Suppose a trait exists not for the survival of the organism, or not primarily for that, but for, say, the good of the ecosphere, or to make the organism a good food source for some other species, or to limit reproductive success for population control in God’s economy? Adaptationism will be blind to this because it reduces all and everything to bare survival, and that may be entirely misleading – there is no more, or less, solid justification to attribute to nature a metaphysical will to survive than to attribute to it an aesthetic sense or a desire to benefit mankind (a principle which was close to the heart of the founder of evolution by natural selection, Alfred Russel Wallace).
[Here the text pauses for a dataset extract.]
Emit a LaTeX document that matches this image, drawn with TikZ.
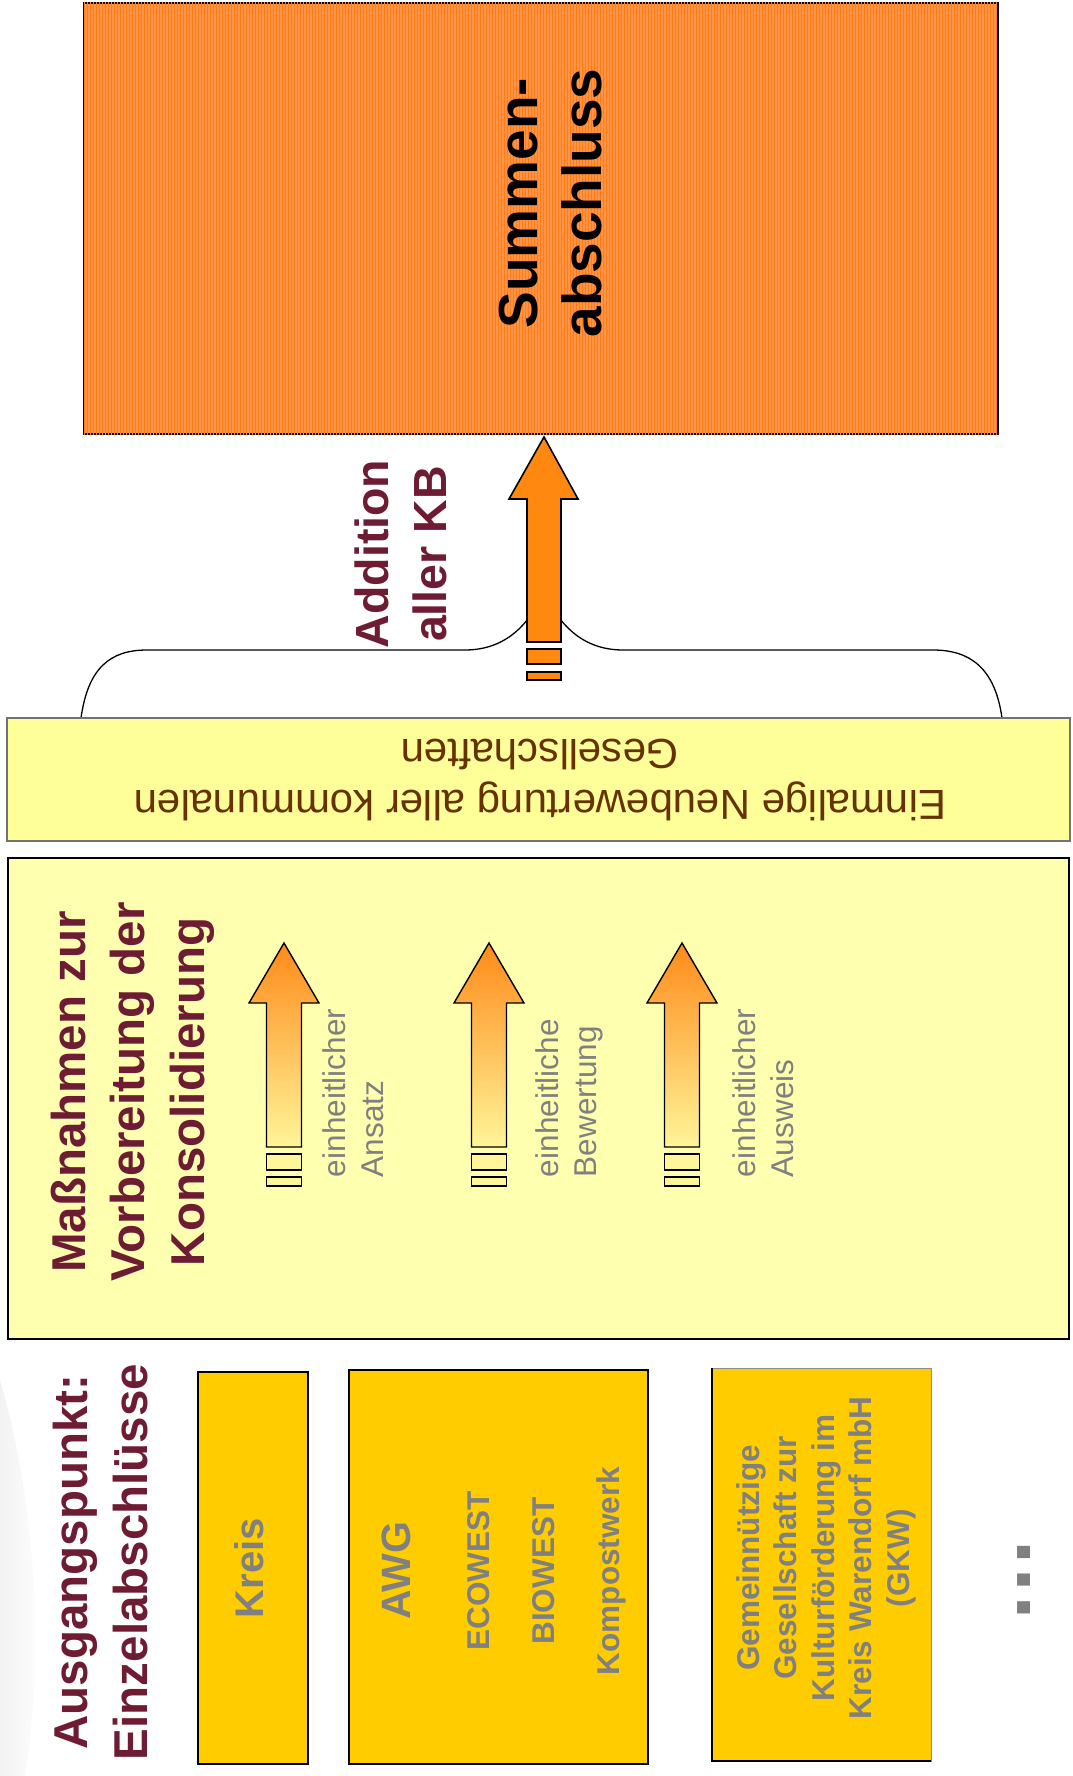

Adaptationism’s custom of putting all the eggs of teleloogy into the basket of “function” would appear, then, to be a classic case of the man with a hammer to whom everything is a nail. Somebody should ask where he got the hammer, and by what warrant he wields it.
On the other hand, if adaptationism can be said to reduce teleology arbitrarily to mere function, then neutralism reduces it to nothing at all. Things happen because stuff happens. As ateleological as you could wish, and twice as meaningless!